--- GOAL ---
Repeat the line that contains "What Plotly code", the line that contains "import plotly.graph_objects as go", and all lines between them, exactly and with no other lines.

• • • • •

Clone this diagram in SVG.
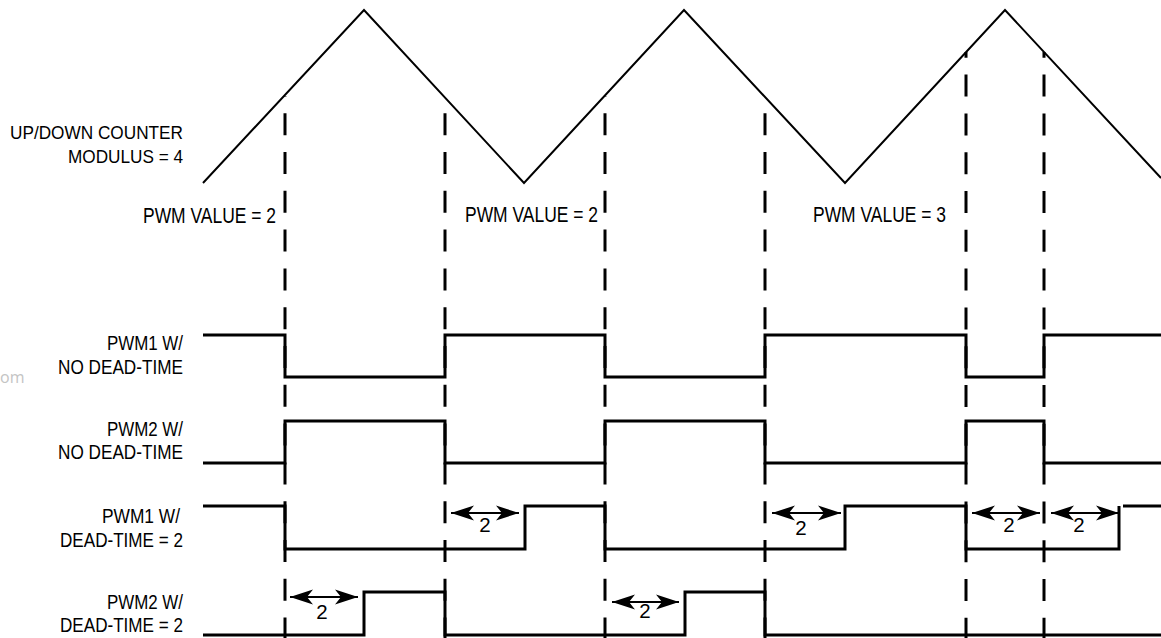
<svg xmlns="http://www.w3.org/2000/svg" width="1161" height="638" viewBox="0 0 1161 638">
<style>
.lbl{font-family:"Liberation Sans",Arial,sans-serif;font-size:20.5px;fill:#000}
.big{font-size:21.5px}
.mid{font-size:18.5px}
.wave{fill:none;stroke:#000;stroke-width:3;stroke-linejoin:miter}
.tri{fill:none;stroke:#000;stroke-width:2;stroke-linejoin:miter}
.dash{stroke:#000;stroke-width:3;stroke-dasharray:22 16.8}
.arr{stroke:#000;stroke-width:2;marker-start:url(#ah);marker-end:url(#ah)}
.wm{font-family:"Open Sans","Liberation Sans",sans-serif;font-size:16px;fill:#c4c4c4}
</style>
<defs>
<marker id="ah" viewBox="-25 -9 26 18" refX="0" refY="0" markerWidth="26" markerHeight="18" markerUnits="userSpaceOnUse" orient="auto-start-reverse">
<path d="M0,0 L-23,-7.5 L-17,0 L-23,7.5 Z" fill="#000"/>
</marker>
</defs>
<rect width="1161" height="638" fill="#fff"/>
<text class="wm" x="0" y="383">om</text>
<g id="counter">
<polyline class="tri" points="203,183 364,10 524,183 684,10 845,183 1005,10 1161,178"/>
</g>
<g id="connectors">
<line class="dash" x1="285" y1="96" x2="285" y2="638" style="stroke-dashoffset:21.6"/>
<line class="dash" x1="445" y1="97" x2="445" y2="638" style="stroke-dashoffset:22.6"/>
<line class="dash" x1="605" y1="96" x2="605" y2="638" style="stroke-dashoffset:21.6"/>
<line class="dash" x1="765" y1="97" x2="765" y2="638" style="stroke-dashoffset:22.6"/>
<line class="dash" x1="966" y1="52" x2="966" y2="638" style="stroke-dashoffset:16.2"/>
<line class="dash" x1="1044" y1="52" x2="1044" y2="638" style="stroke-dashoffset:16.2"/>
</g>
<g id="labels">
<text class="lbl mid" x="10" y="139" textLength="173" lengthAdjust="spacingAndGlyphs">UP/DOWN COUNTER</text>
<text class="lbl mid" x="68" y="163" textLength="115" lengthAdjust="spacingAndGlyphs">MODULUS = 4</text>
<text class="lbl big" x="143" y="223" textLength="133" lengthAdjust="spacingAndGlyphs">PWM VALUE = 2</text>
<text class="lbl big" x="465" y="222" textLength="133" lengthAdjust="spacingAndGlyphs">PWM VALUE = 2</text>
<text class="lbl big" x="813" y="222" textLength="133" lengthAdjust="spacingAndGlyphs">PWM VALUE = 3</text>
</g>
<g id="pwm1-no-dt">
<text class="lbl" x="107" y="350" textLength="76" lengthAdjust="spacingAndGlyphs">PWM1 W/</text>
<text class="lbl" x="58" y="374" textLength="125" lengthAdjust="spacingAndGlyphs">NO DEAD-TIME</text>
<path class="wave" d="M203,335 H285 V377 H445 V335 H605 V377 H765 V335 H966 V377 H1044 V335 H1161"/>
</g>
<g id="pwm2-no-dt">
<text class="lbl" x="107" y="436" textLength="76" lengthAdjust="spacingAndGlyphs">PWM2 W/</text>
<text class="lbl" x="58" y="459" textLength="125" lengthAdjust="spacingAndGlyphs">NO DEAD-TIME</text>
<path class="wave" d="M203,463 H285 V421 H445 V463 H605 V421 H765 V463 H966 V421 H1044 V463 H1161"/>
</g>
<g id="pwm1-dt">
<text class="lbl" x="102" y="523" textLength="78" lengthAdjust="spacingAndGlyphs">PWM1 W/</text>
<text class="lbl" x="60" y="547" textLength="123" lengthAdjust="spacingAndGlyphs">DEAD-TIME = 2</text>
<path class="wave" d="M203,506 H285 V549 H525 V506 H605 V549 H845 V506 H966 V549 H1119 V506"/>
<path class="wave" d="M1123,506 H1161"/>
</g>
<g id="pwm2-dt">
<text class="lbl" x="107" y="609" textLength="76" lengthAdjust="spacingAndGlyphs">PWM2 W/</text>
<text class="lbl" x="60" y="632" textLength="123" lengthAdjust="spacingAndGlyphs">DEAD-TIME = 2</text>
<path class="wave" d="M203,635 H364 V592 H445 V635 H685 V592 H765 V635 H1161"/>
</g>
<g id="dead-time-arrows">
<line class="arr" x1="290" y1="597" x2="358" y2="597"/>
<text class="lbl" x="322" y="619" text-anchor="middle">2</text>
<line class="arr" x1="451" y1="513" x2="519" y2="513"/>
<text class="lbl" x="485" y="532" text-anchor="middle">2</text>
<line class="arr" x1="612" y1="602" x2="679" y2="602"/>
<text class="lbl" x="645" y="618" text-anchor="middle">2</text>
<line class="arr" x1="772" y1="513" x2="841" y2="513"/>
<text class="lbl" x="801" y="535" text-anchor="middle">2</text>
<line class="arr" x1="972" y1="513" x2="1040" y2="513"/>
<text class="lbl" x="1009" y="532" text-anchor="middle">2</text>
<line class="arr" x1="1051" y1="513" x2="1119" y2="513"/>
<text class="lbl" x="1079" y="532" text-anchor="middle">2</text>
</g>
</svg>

• • • • •

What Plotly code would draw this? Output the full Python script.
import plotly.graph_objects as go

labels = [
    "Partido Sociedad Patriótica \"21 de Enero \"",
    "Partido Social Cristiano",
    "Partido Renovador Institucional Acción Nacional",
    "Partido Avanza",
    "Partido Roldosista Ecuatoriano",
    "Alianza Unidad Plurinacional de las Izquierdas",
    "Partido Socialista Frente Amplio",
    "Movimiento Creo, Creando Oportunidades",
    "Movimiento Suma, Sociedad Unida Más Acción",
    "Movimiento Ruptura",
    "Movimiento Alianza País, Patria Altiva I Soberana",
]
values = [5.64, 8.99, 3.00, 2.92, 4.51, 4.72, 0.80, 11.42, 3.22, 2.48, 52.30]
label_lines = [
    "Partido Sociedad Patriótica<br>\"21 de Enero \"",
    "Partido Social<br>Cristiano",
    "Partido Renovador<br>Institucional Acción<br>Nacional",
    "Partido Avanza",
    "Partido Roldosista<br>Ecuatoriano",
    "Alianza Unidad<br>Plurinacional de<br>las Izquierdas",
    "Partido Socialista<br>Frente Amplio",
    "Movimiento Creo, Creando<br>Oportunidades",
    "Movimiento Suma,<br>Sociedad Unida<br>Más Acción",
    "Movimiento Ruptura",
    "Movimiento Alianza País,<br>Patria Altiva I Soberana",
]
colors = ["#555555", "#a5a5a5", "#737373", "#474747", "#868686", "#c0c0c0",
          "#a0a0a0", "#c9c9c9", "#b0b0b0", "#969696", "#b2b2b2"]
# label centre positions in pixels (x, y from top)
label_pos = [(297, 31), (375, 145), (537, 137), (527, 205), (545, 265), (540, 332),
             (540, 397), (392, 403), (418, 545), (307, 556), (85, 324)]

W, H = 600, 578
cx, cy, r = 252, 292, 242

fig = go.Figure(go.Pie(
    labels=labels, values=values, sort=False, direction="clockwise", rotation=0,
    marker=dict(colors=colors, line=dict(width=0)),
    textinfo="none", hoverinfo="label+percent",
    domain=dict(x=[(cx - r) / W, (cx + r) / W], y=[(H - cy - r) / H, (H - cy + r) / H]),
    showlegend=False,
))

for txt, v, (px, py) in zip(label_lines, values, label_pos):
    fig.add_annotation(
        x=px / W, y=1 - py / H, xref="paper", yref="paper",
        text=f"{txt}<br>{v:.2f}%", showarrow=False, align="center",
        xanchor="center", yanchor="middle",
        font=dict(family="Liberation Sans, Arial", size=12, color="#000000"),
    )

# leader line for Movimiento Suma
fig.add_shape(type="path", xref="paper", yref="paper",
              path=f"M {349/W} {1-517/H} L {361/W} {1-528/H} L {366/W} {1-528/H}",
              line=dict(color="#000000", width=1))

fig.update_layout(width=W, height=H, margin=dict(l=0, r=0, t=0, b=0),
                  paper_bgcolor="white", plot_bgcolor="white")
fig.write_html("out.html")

• • • • •

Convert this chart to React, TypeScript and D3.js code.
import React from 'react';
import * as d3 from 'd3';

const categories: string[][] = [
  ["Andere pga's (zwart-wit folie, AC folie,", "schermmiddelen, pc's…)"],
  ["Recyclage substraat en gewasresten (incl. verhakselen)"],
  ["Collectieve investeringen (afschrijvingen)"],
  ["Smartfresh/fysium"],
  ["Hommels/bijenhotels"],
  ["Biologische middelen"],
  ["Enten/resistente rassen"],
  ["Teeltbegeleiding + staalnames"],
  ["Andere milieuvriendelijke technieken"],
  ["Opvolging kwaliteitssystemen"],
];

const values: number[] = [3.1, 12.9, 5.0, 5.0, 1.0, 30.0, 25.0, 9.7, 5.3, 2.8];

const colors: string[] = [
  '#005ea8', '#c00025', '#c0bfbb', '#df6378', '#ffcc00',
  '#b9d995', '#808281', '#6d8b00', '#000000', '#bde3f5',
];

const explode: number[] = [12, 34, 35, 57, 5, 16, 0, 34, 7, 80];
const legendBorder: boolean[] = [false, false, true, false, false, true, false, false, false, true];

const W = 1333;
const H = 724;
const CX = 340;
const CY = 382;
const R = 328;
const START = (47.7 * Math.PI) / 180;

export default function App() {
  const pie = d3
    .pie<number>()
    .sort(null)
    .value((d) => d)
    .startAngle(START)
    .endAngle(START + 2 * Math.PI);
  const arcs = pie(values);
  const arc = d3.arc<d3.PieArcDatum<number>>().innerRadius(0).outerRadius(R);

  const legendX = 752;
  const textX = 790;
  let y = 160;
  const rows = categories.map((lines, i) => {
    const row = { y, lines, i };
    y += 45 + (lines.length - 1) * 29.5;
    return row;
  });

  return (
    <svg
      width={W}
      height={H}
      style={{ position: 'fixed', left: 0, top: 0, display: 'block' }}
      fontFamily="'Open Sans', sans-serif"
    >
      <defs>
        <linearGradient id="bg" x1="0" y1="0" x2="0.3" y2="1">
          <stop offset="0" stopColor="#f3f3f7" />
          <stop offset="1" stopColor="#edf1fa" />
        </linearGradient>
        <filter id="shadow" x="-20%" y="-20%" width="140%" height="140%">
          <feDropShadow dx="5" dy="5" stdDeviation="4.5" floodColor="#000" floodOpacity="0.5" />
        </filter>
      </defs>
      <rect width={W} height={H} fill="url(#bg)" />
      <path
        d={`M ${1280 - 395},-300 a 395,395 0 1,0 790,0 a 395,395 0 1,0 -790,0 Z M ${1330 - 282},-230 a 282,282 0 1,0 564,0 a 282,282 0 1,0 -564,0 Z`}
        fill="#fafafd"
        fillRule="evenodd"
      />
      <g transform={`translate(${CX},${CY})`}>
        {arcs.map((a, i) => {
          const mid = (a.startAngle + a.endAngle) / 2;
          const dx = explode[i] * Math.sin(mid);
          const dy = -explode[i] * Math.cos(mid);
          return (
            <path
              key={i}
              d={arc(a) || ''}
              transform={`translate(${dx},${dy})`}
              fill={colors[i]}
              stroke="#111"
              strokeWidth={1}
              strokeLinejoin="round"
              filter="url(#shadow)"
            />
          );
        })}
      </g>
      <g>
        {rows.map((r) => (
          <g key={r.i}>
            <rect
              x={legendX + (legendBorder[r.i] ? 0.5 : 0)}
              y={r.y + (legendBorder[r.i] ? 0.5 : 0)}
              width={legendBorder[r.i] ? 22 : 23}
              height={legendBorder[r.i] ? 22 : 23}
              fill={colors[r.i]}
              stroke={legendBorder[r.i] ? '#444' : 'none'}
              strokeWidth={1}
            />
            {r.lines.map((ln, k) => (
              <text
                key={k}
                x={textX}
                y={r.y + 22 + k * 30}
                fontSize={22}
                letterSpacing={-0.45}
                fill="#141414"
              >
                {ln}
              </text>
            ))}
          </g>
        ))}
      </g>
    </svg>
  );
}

• • • • •

--- WRITTEN RESPONSE ---
What Plotly code would draw this? Output the full Python script.
import plotly.graph_objects as go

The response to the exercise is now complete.